PARSEC doesn't guarantee that the Elders will always agree on the Delivery Group in the next hop exactly - some of them might be lagging a bit at any given moment. However, if we assume that every Elder chooses N/3 nodes only from among those to which it is connected, a disagreement will only result in more nodes in the next hop receiving the message than intended. The reliability won't be lost, then, just the cost in terms of the number of messages will be slightly higher in this particular hop.

There is still a potential issue during splits. When our neighbour (let's call it Y) splits, one of the two resulting sections (cal them Y0 and Y1) might not be our neighbour anymore. Say Y0 is our neighbour after the split, and Y1 isn't. With Node Ageing in place, some of the Elders of Y will end up in Y0, and some will end up in Y1. In an edge case scenario, all Elders from Y will end up in Y1. Y0 will then have new Elders, but it will take some time for them to connect to us. If the Elders of Y1 disconnect right after the split, there will be a period when we aren't connected to anyone in the address space that was managed by Y, thus breaking our assumption.

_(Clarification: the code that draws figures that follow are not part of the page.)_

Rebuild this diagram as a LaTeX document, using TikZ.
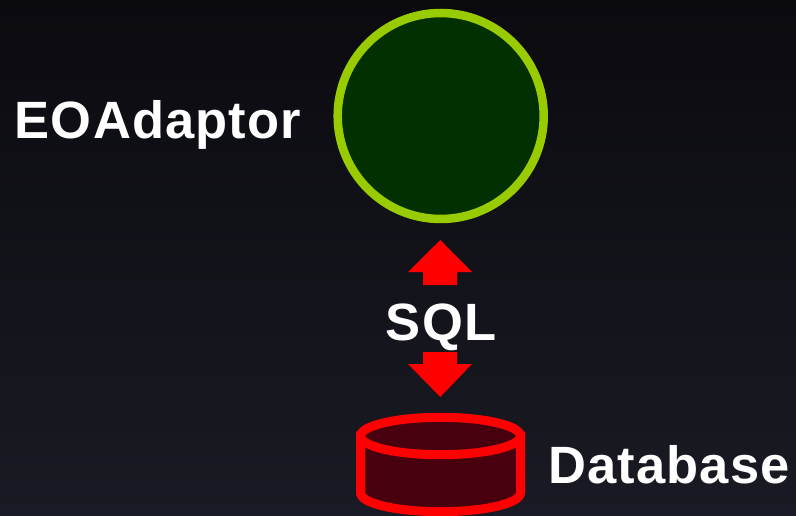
\documentclass[tikz,border=0pt]{standalone}
\usepackage{fontspec}
\setmainfont{Liberation Sans}
\definecolor{bgtop}{HTML}{0A0A0F}
\definecolor{bgbot}{HTML}{1A1A24}
\definecolor{lime}{HTML}{99CC00}
\definecolor{dgreen}{HTML}{033000}
\definecolor{dred}{HTML}{48000E}
\tikzset{lab/.style={text=white,font=\fontsize{52.5}{58}\bfseries\addfontfeature{LetterSpace=2.2}\selectfont,inner sep=0pt,anchor=base},
arrowshape/.style={fill=red,draw=none},
cyl/.style={draw=red,line width=9pt,fill=dred}}
\begin{document}
\begin{tikzpicture}[x=1pt,y=-1pt]
\useasboundingbox (0,0) rectangle (796,516);
\shade[top color=bgtop,bottom color=bgbot] (0,0) rectangle (796,516);
\node[circle,draw=lime,fill=dgreen,line width=8.5pt,minimum size=206pt,inner sep=0pt] (adaptor) at (440.7,116) {};
\node[lab] (eo) at (158,139) {EOAdaptor};
\node[lab] (sql) at (441,340) {SQL};
\node[lab] (db) at (669,483) {Database};
\fill[arrowshape] (440.3,240) -- (472,272) -- (457,272) -- (457,285) -- (423,285) -- (423,272) -- (408,272) -- cycle;
\fill[arrowshape] (440.3,397) -- (472,364) -- (457,364) -- (457,352) -- (423,352) -- (423,364) -- (408,364) -- cycle;
\path[cyl] (360.5,436) -- (360.5,493) arc[start angle=180,end angle=360,x radius=80,y radius=-18.7] -- (520.5,436) -- cycle;
\path[cyl] (440.5,436) ellipse[x radius=80,y radius=18.7];
\end{tikzpicture}
\end{document}
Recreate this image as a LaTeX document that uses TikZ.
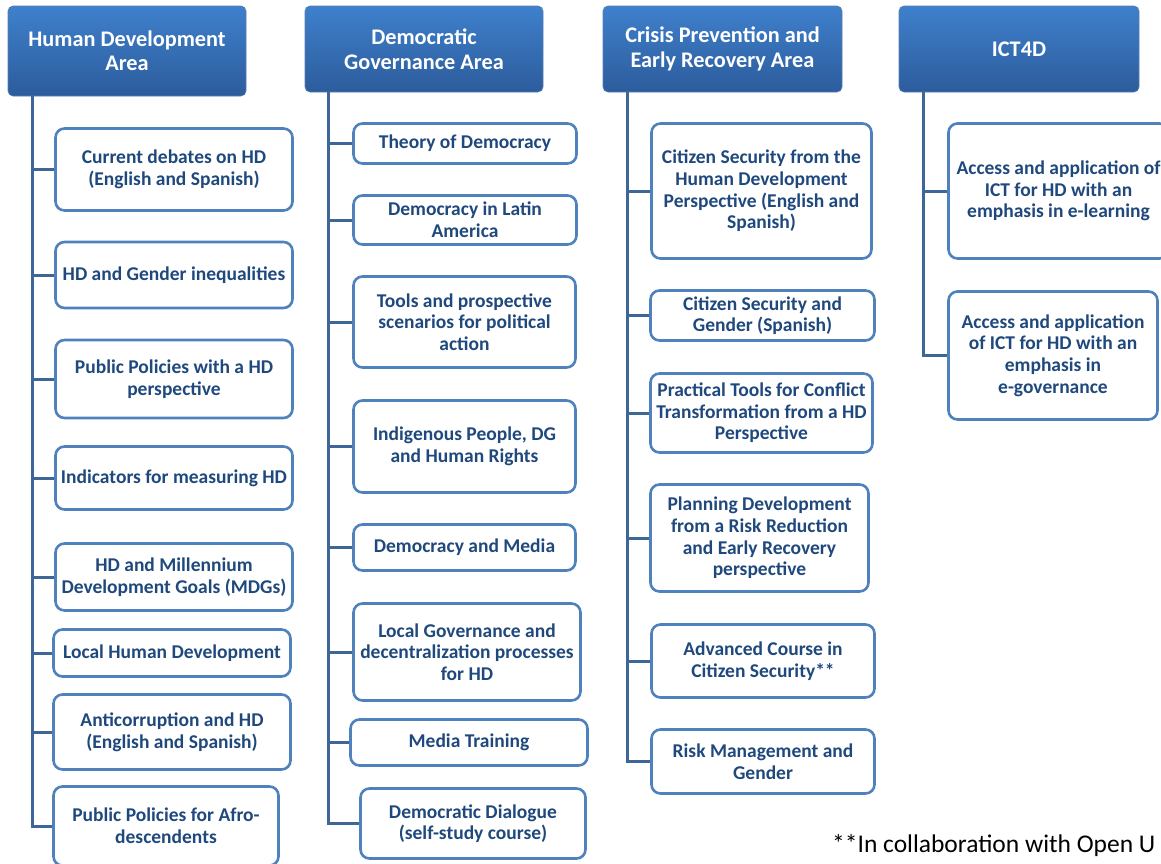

In order to prevent this issue from occurring, Routing will have to ensure that every section's Elders are connected to at least 1/3 of Elders in each of its neighbouring sections at all times - so Elders in a section that split won't be able to just immediately disconnect from their former neighbours and break their ability to relay messages.

Drawbacks

This RFC increases the burden on the Network in terms of the number of messages being passed between nodes. It seems to be an acceptable increase, however.

Alternatives

An alternative is to use message routes and selecting a single node to route a message to the next section via an Ack mechanism. This is generally less reliable and possibly slower than this proposal, due to the necessity of waiting for timeouts.

Unresolved questions

What size of Elder group is secure? This is critical to prevent an exponential increase in per hop messages.